Active commuting is stacking. Doing something outside with the family scores very highly in the stacking stakes, especially if it involves foraging for the evening’s dinner. Shopping ethically and locally is stacking. Something as simple as eating outdoors is stacking because you’re removing the need for heating and lighting, you’re looking into the distance and experiencing nature. However, exercise in the gym is unstacked movement as it only uses movement to improve one part of our lives, our physical structure and health.

“Going for a 30-minute walk to strengthen your muscles and burn some calories is an example of exercise,” says Bowman. “But walking a mile to the store to pick up something for dinner is an example of movement. They use muscles in the same way, but there is a big-picture difference regarding how biological needs are being met.”

Bowman argues that the affluent ailments affecting our society, such as obesity, cardiovascular disease, cancer and osteoporosis, have been brought about by our attempt to live outside of nature.
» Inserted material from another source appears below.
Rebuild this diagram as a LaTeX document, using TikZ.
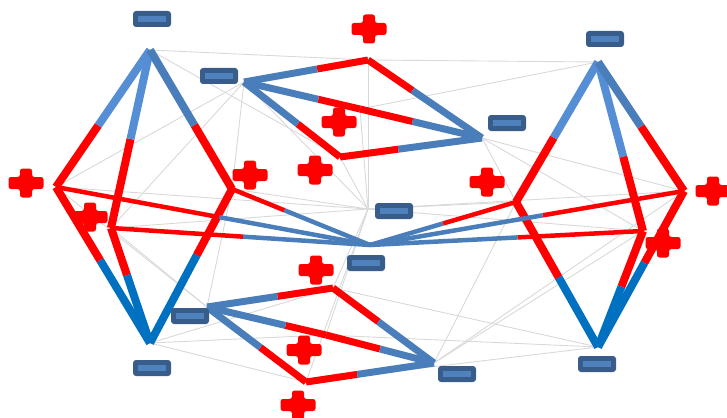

We live inside walls which limit how far we can see, chairs which prevent our hips and knees from bending all the way to get us to the floor, and thermostats which keep our body temperature at a constant, with no physiological work involved.

Added to this, Bowman says that there are entire categories of movement missing from the list of recommended exercises for health, which is why exercisers, couch potatoes and manual laborers who do a lot of repetitive movement are all prone to the same diseases, joint replacements and need to take the same medication. They are all engaging in limited motions of exercise, for a limited period of time, which will not solve the problems created by our sedentary lifestyles.

Outside the box
So, is there anything the health and fitness industry can do to help? “Health and fitness providers could help by presenting exercise in a broader context of movement,” says Bowman. “Teaching the difference between movement and exercise, clearly stating that it’s not only exercise we need, but all-day movement. The exercises they teach can help prepare people for more varied movement.”

Health and fitness operators need to think outside of the box. They need to make sure they are offering enough choices for people to move in a range of ways and also educating them about the importance of doing so and making sure they have a varied (nutritious) programme of exercise.

As well as encouraging members to think about being active all day – active commuting, taking desk breaks to move and walking while making phone calls – gym owners could be getting their members outside more, for example with group exercise classes in the park, walking or running groups, or urban fitness classes such as StreetGym.

Activities such as yoga and pilates incorporate a wide range of movement and there is also a growing trend in the US for classes that incorporate a range of natural movements, such as MovNat, Animal Flow and the Ido Portal Method.

Finally, Bowman explains why it helps to have less stuff: “We have mistakenly equated getting more stuff with meaning that we are getting more out of life, but our possessions often present a physical barrier to getting the essentials we require. I have got rid of most of the furniture in my home – chairs and sofas, dining room chairs. We have a low table to eat from and the sprung bed has been replaced with a futon, in order to help improve the mobility of our knees, hips and ankles.

“We need more movement, more awareness, more nature, more time with family and friends, more time in nature with family and friends,” she says. “We need to minimise the stuff in our lives, but maximise our natural structure, to create a robust body, within a robust community, within a less taxed environment.”